Эти мытарства приходится претерпевать с большинством из актеров (непростительно), со всеми учениками (простительно), со всеми сотрудниками (естественно) и со всем штатом деятелей по всем отделам сложного художественного механизма сцены (нетерпимо).
Режиссер должен всегда смотреть вперед и жить тем, что еще не достигнуто, стремиться вперед к тому, что его манит. Если его манит настоящее и он успокаивается, – беда ему.
Это вечное стремление необходимо каждому художнику, но режиссеру в особенности и вот почему: когда ставишь пьесу и переживаешь творчество в его зародыше, – начинаешь любить и дорожить своим трудом […]. Когда после большой работы начинает что-то вырисовываться – достигнутое становится тем дороже, чем труднее оно досталось. Но в искусстве не всегда ценно то, что досталось только трудом.
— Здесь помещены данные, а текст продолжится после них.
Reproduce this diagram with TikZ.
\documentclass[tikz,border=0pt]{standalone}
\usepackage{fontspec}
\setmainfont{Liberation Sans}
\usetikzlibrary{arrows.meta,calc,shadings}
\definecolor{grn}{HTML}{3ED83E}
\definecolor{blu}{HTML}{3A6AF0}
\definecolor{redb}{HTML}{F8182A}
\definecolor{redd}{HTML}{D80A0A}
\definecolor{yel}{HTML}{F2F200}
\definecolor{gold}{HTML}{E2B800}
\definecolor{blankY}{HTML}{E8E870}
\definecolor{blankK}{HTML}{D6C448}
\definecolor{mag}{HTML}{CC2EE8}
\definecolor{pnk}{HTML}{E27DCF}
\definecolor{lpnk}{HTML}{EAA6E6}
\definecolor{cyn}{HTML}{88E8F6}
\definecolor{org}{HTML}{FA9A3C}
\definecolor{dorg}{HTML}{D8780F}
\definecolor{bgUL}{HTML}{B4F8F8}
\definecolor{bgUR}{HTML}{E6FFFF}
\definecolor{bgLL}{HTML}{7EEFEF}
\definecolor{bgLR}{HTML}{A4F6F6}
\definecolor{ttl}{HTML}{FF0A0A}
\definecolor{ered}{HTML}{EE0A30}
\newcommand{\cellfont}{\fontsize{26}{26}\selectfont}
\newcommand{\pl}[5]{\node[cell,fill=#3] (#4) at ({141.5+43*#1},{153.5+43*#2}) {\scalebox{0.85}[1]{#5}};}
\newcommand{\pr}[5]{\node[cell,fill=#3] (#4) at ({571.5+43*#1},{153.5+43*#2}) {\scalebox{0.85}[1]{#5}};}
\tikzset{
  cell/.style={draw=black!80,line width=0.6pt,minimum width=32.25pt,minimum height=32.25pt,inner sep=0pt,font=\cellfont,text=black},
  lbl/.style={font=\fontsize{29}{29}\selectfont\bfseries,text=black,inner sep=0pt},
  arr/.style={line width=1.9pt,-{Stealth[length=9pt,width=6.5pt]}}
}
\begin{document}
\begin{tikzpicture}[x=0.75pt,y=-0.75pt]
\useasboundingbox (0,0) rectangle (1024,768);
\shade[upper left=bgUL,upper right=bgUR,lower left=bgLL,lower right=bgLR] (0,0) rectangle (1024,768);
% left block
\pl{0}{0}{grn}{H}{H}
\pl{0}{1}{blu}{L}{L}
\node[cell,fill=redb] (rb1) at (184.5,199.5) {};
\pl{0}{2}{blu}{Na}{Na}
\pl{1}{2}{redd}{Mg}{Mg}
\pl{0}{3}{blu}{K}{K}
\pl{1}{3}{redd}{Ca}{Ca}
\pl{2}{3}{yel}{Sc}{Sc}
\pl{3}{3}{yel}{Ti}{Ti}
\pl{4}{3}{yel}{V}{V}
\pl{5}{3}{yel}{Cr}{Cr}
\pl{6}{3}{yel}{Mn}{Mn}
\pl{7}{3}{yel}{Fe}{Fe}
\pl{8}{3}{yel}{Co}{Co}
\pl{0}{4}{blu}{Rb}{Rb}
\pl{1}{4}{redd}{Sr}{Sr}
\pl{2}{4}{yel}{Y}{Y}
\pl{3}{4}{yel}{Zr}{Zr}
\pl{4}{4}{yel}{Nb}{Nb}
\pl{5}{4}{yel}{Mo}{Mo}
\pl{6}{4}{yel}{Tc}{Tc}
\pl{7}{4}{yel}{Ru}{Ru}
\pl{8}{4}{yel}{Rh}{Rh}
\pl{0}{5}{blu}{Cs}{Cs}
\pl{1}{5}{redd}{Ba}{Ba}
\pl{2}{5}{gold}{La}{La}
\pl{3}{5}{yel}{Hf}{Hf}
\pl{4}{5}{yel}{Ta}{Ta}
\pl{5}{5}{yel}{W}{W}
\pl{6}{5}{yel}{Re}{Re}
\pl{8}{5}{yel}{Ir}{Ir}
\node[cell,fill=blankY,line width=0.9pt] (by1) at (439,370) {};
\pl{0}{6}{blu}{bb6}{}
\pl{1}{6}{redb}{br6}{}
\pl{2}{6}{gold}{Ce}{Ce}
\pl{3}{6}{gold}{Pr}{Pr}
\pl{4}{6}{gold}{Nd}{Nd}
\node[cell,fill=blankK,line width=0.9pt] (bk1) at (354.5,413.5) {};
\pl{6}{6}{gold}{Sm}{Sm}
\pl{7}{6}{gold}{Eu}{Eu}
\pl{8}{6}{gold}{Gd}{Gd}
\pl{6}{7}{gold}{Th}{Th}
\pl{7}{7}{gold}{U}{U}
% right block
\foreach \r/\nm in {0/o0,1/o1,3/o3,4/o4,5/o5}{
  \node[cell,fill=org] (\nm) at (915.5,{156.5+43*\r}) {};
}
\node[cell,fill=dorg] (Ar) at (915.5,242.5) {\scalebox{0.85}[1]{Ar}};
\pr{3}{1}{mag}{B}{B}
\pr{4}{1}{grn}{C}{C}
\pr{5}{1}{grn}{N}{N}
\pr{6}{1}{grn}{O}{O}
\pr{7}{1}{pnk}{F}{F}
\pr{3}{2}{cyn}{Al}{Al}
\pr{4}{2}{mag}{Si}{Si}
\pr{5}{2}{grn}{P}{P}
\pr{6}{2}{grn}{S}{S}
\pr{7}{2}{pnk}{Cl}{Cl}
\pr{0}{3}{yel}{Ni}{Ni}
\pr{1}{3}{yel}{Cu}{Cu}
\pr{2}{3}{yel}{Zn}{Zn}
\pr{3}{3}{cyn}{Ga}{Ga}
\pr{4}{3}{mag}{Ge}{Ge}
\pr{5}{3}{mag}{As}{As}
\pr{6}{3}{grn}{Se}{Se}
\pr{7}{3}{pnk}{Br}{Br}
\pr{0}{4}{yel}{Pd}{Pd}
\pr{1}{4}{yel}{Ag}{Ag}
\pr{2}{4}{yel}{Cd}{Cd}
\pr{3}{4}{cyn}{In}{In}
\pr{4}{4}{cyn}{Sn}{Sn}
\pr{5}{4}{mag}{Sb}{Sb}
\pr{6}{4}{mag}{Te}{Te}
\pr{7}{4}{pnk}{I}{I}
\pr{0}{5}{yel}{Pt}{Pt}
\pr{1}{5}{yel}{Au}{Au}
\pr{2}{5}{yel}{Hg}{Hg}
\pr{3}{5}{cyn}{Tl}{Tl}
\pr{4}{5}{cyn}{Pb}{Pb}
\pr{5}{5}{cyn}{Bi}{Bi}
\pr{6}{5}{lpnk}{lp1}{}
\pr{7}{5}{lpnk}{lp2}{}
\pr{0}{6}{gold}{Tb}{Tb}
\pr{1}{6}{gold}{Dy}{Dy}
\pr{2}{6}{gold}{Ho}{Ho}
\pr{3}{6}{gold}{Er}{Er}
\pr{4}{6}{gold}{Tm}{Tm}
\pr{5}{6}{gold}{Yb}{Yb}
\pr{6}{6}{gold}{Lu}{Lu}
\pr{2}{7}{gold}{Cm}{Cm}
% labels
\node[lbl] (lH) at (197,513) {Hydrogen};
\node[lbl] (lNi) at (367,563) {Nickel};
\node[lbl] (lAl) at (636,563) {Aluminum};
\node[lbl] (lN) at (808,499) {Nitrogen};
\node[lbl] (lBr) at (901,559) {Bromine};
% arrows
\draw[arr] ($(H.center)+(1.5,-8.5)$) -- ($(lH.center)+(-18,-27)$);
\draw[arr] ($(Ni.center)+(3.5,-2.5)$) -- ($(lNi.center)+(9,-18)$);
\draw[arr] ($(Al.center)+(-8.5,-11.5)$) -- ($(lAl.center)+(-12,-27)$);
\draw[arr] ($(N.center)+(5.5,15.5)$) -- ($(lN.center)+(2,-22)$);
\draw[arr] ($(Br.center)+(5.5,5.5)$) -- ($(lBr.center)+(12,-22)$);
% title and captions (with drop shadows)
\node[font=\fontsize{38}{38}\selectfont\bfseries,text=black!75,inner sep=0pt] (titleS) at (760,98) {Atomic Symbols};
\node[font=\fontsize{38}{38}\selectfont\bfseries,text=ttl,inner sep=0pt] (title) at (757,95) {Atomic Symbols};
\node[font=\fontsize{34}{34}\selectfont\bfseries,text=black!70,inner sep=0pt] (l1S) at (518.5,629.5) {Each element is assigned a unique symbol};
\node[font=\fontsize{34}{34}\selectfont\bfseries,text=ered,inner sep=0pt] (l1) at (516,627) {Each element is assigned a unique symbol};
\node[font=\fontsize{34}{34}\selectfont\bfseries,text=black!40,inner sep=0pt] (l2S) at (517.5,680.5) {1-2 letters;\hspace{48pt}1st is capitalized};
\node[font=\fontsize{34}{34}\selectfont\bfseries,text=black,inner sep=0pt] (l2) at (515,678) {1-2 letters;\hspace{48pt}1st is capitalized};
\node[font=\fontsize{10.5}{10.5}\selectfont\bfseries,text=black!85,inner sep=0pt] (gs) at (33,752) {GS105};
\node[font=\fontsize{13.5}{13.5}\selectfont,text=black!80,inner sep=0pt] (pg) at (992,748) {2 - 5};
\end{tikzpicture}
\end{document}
Начинаешь любить достигнутое не по заслугам. Начинаешь преувеличивать ценность достигнутого. […] Это опасное увлечение для режиссера, так как он перестает видеть недостатки, а свежий человек – зритель – приходит и сразу видит их.
Режиссер и актер не должны слишком ценить свою работу и труд […]. Режиссер, достигнув ближайшей цели, должен тотчас же мечтать и составить себе новую цель для достижения. Это мучительно, но в этом движении вперед – весь смысл жизни жизнеспособного артиста.